En lugar de eso, otro peligro ocupaba los temores de todos: por la violencia del terremoto, cuatro reactores de la central nuclear de Fukushima habían sufrido graves daños, que incluían la fusión total o parcial de sus núcleos. Muchos decían que las medidas de control emprendidas por la compañía Tepco –propietaria de la central– eran insuficientes, y se temía que en cualquier instante pudiera ocurrir una catástrofe para Japón y para el resto del mundo.
La radiación es un peligro fantasmal, que despierta un miedo casi místico. No es como las balas, las explosiones o los incendios: uno sabe que esta allí, envenenando el aire, pero no puede percibirlo. A cubrir aquel terremoto llegaron algunos viejos y endurecidos periodistas de guerra, que no soportaron esa incertidumbre y debieron marcharse.
Leo estos días que vuelven a sonar las alarmas nucleares en Japón por la fuga de 300 toneladas del agua radiactiva, empleada para enfriar los reactores de Fukushima.
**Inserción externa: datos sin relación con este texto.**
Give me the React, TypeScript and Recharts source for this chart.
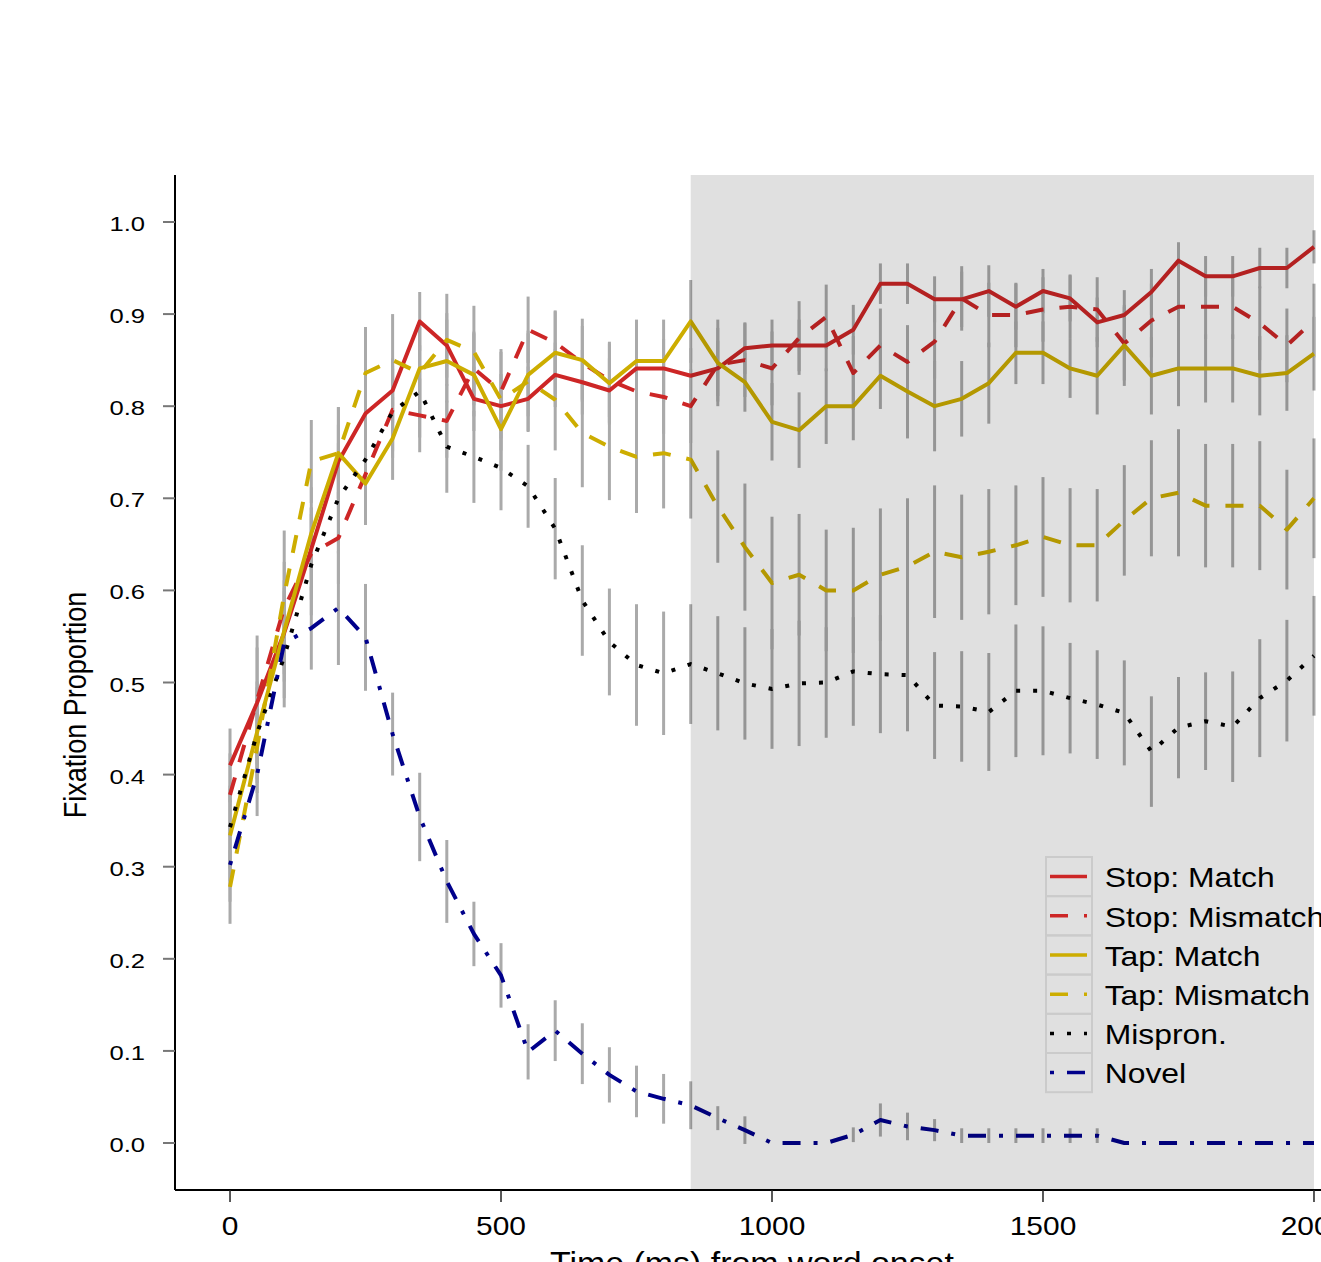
import { LineChart, Line, XAxis, YAxis, ErrorBar, ReferenceArea, Legend } from 'recharts';

// time points (ms from word onset)
const times = [
    0, 50, 100, 150, 200, 250, 300, 350, 400, 450, 500, 550, 600, 650, 700, 750, 800, 850, 900, 950,
    1000, 1050, 1100, 1150, 1200, 1250, 1300, 1350, 1400, 1450, 1500, 1550, 1600, 1650, 1700, 1750,
    1800, 1850, 1900, 1950, 2000,
];

const stopMatch = [
    0.410, 0.478, 0.554, 0.645, 0.740, 0.792, 0.817, 0.892, 0.866, 0.808, 0.800, 0.808, 0.834, 0.826,
    0.817, 0.841, 0.841, 0.833, 0.841, 0.863, 0.866, 0.866, 0.866, 0.883, 0.933, 0.933, 0.916, 0.916,
    0.925, 0.908, 0.925, 0.917, 0.891, 0.899, 0.924, 0.958, 0.941, 0.941, 0.950, 0.950, 0.973,
];
const stopMismatch = [
    0.378, 0.481, 0.581, 0.640, 0.657, 0.726, 0.796, 0.790, 0.784, 0.841, 0.816, 0.883, 0.869, 0.847,
    0.828, 0.816, 0.810, 0.800, 0.845, 0.850, 0.841, 0.874, 0.897, 0.836, 0.866, 0.848, 0.870, 0.917,
    0.899, 0.899, 0.905, 0.908, 0.905, 0.868, 0.893, 0.908, 0.908, 0.908, 0.890, 0.866, 0.893,
];
const tapMatch = [
    0.334, 0.446, 0.556, 0.662, 0.749, 0.716, 0.765, 0.841, 0.849, 0.834, 0.775, 0.834, 0.858, 0.850,
    0.825, 0.849, 0.849, 0.892, 0.847, 0.826, 0.783, 0.774, 0.800, 0.800, 0.833, 0.816, 0.800, 0.808,
    0.825, 0.858, 0.858, 0.841, 0.833, 0.866, 0.833, 0.841, 0.841, 0.841, 0.833, 0.836, 0.857,
];
const tapMismatch = [
    0.278, 0.430, 0.595, 0.740, 0.749, 0.836, 0.850, 0.836, 0.872, 0.859, 0.807, 0.827, 0.807, 0.771,
    0.756, 0.745, 0.749, 0.742, 0.691, 0.647, 0.608, 0.617, 0.600, 0.600, 0.617, 0.626, 0.642, 0.636,
    0.642, 0.649, 0.658, 0.649, 0.649, 0.676, 0.700, 0.706, 0.692, 0.692, 0.692, 0.666, 0.700,
];
const mispron = [
    0.343, 0.445, 0.528, 0.628, 0.700, 0.742, 0.794, 0.816, 0.756, 0.745, 0.733, 0.713, 0.667, 0.589,
    0.544, 0.519, 0.510, 0.520, 0.510, 0.499, 0.493, 0.499, 0.500, 0.512, 0.509, 0.508, 0.475, 0.474,
    0.468, 0.491, 0.491, 0.483, 0.476, 0.467, 0.425, 0.451, 0.458, 0.452, 0.483, 0.502, 0.529,
];
const novel = [
    0.302, 0.400, 0.543, 0.559, 0.581, 0.549, 0.444, 0.354, 0.284, 0.227, 0.182, 0.099, 0.122, 0.097,
    0.074, 0.056, 0.048, 0.041, 0.027, 0.014, 0.000, 0.000, 0.000, 0.009, 0.025, 0.018, 0.014, 0.008,
    0.008, 0.008, 0.008, 0.008, 0.008, 0.000, 0.000, 0.000, 0.000, 0.000, 0.000, 0.000, 0.000,
];

// standard errors (half length of the grey bars)
const stopMatchErr = [
    0.040, 0.060, 0.045, 0.045, 0.040, 0.035, 0.035, 0.032, 0.035, 0.035, 0.035, 0.035, 0.035, 0.035,
    0.035, 0.032, 0.032, 0.030, 0.030, 0.028, 0.028, 0.028, 0.028, 0.027, 0.022, 0.022, 0.025, 0.030,
    0.028, 0.025, 0.024, 0.025, 0.027, 0.027, 0.025, 0.020, 0.022, 0.022, 0.022, 0.022, 0.018,
];
const stopMismatchErr = [
    0.045, 0.070, 0.050, 0.050, 0.050, 0.045, 0.045, 0.040, 0.040, 0.040, 0.043, 0.036, 0.035, 0.040,
    0.040, 0.040, 0.040, 0.040, 0.040, 0.040, 0.040, 0.040, 0.035, 0.040, 0.040, 0.040, 0.040, 0.035,
    0.035, 0.035, 0.035, 0.035, 0.035, 0.040, 0.040, 0.035, 0.035, 0.035, 0.040, 0.040, 0.040,
];
const tapMatchErr = [
    0.050, 0.055, 0.055, 0.050, 0.050, 0.045, 0.045, 0.045, 0.045, 0.045, 0.045, 0.045, 0.045, 0.045,
    0.045, 0.045, 0.045, 0.045, 0.047, 0.032, 0.042, 0.041, 0.041, 0.037, 0.036, 0.051, 0.049, 0.041,
    0.044, 0.034, 0.034, 0.032, 0.042, 0.044, 0.042, 0.041, 0.037, 0.037, 0.043, 0.041, 0.040,
];
const tapMismatchErr = [
    0.040, 0.050, 0.070, 0.045, 0.050, 0.050, 0.050, 0.050, 0.050, 0.050, 0.055, 0.055, 0.055, 0.059,
    0.058, 0.061, 0.060, 0.064, 0.061, 0.069, 0.072, 0.066, 0.066, 0.068, 0.072, 0.074, 0.072, 0.068,
    0.068, 0.065, 0.065, 0.062, 0.061, 0.060, 0.063, 0.069, 0.067, 0.067, 0.070, 0.065, 0.065,
];
const mispronErr = [
    0.045, 0.050, 0.055, 0.055, 0.060, 0.055, 0.050, 0.050, 0.050, 0.050, 0.046, 0.045, 0.055, 0.060,
    0.058, 0.066, 0.067, 0.065, 0.062, 0.061, 0.065, 0.068, 0.060, 0.059, 0.064, 0.061, 0.058, 0.060,
    0.064, 0.072, 0.070, 0.060, 0.059, 0.057, 0.060, 0.055, 0.053, 0.060, 0.064, 0.066, 0.065,
];
const novelErr = [
    0.040, 0.045, 0.060, 0.045, 0.062, 0.058, 0.045, 0.048, 0.045, 0.035, 0.035, 0.030, 0.033, 0.033,
    0.030, 0.028, 0.027, 0.026, 0.013, 0.015, 0.000, 0.000, 0.000, 0.008, 0.018, 0.015, 0.012, 0.008,
    0.008, 0.008, 0.008, 0.008, 0.008, 0.000, 0.000, 0.000, 0.000, 0.000, 0.000, 0.000, 0.000,
];

const xTicks = [0, 500, 1000, 1500, 2000];
const yTicks = [0, 0.1, 0.2, 0.3, 0.4, 0.5, 0.6, 0.7, 0.8, 0.9, 1.0];

const FONT = '"Liberation Sans", Arial, Helvetica, sans-serif';

const series = [
    { key: 'stopMatch', name: 'Stop: Match', color: '#CD2626', dash: undefined as string | undefined },
    { key: 'stopMismatch', name: 'Stop: Mismatch', color: '#CD2626', dash: '18 16' },
    { key: 'tapMatch', name: 'Tap: Match', color: '#CDAD00', dash: undefined },
    { key: 'tapMismatch', name: 'Tap: Mismatch', color: '#CDAD00', dash: '18 16' },
    { key: 'mispron', name: 'Mispron.', color: '#000000', dash: '4 13' },
    { key: 'novel', name: 'Novel', color: '#00008B', dash: '4 13 18 13' },
];

const rows = times.map((t, i) => ({
    t,
    stopMatch: stopMatch[i],
    stopMatchErr: stopMatchErr[i],
    stopMismatch: stopMismatch[i],
    stopMismatchErr: stopMismatchErr[i],
    tapMatch: tapMatch[i],
    tapMatchErr: tapMatchErr[i],
    tapMismatch: tapMismatch[i],
    tapMismatchErr: tapMismatchErr[i],
    mispron: mispron[i],
    mispronErr: mispronErr[i],
    novel: novel[i],
    novelErr: novelErr[i],
}));

const XTick = (props: any) => {
    const { x, y, payload } = props;
    return (
        <g transform={`translate(${x},${y + 31}) scale(1.13,1)`}>
            <text x={0} y={0} textAnchor="middle" fontSize={26.5} fontFamily={FONT} fill="#000">
                {payload.value}
            </text>
        </g>
    );
};

const YTick = (props: any) => {
    const { x, y, payload } = props;
    return (
        <g transform={`translate(${x - 16},${y + 9}) scale(1.28,1)`}>
            <text x={0} y={0} textAnchor="end" fontSize={20} fontFamily={FONT} fill="#000">
                {Number(payload.value).toFixed(1)}
            </text>
        </g>
    );
};

const YTitle = () => (
    <text
        transform="translate(86,705) rotate(-90) scale(1,1.19)"
        textAnchor="middle"
        fontSize={27}
        fontFamily={FONT}
        fill="#000"
    >
        Fixation Proportion
    </text>
);

const XTitle = () => (
    <text transform="translate(550,1274) scale(1.06,1)" fontSize={32} fontFamily={FONT} fill="#000">
        Time (ms) from word onset
    </text>
);

const ROW = 39.2;

const LegendBox = () => (
    <svg width={420} height={ROW * series.length + 4} style={{ display: 'block', overflow: 'visible' }}>
        {series.map((s, i) => {
            const top = 1 + i * ROW;
            const cy = top + ROW / 2;
            return (
                <g key={s.key}>
                    <rect x={1} y={top} width={46} height={ROW} fill="none" stroke="#cbcbcb" strokeWidth={2} />
                    <line
                        x1={5}
                        x2={42}
                        y1={cy}
                        y2={cy}
                        stroke={s.color}
                        strokeWidth={3.5}
                        strokeDasharray={s.dash}
                    />
                    <g transform={`translate(59.7,${cy + 10.7}) scale(1.18,1)`}>
                        <text x={0} y={0} fontSize={27} fontFamily={FONT} fill="#000">
                            {s.name}
                        </text>
                    </g>
                </g>
            );
        })}
    </svg>
);

export default function App() {
    return (
        <div
            style={{
                position: 'absolute',
                left: 0,
                top: 0,
                width: 1321,
                height: 1262,
                overflow: 'hidden',
                background: '#fff',
            }}
        >
            <LineChart width={1420} height={1262} data={rows} margin={{ top: 175, right: 51, bottom: 0, left: 75 }}>
                <XAxis
                    dataKey="t"
                    type="number"
                    domain={[-101.5, 2101.5]}
                    ticks={xTicks}
                    allowDataOverflow
                    height={72}
                    tickSize={12}
                    axisLine={{ stroke: '#000', strokeWidth: 2 }}
                    tickLine={{ stroke: '#222', strokeWidth: 1.5 }}
                    tick={<XTick />}
                    label={<XTitle />}
                />
                <YAxis
                    type="number"
                    domain={[-0.051, 1.051]}
                    ticks={yTicks}
                    allowDataOverflow
                    width={100}
                    tickSize={12}
                    axisLine={{ stroke: '#000', strokeWidth: 2 }}
                    tickLine={{ stroke: '#777', strokeWidth: 2 }}
                    tick={<YTick />}
                    label={<YTitle />}
                />

                {/* error bars first so every line sits on top of them */}
                {series.map(s => (
                    <Line
                        key={`${s.key}-err`}
                        dataKey={s.key}
                        stroke="none"
                        dot={false}
                        activeDot={false}
                        legendType="none"
                        isAnimationActive={false}
                    >
                        <ErrorBar
                            dataKey={`${s.key}Err`}
                            width={0}
                            stroke="#aaaaaa"
                            strokeWidth={3}
                            direction="y"
                            isAnimationActive={false}
                        />
                    </Line>
                ))}

                {series.map(s => (
                    <Line
                        key={s.key}
                        type="linear"
                        dataKey={s.key}
                        name={s.name}
                        stroke={s.color}
                        strokeWidth={4}
                        strokeDasharray={s.dash}
                        strokeLinejoin="round"
                        dot={false}
                        activeDot={false}
                        isAnimationActive={false}
                    />
                ))}

                {/* response window shading, drawn over the lines */}
                <ReferenceArea
                    x1={850}
                    x2={2000}
                    fill="#000"
                    fillOpacity={0.12}
                    stroke="none"
                    ifOverflow="visible"
                    zIndex={450}
                />

                <Legend
                    layout="vertical"
                    align="center"
                    verticalAlign="middle"
                    content={<LegendBox />}
                    wrapperStyle={{ left: 1045, top: 856, width: 420, height: 245 }}
                />
            </LineChart>
        </div>
    );
}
Al no tener mejores sistemas de control, el incidente recién fue advertido cuando una de las patrullas que peinan todos los días la zona encontró charcos superficiales cerca de los tanques donde se la almacena.
Puedo imaginar perfectamente lo que debe sentir estos días cualquier japonés –yo mismo lo sentí, aunque fuera por unos pocos días–, que cada tanto parece obligado a enfrentar una nueva crisis de aquella amenaza invisible, con la poca información que la empresa y las autoridades se permiten transmitir. Sólo quienes han sido criados en la disciplina y el orden orientales pueden ser capaces de seguir con sus vidas, a pesar de semejante incertidumbre.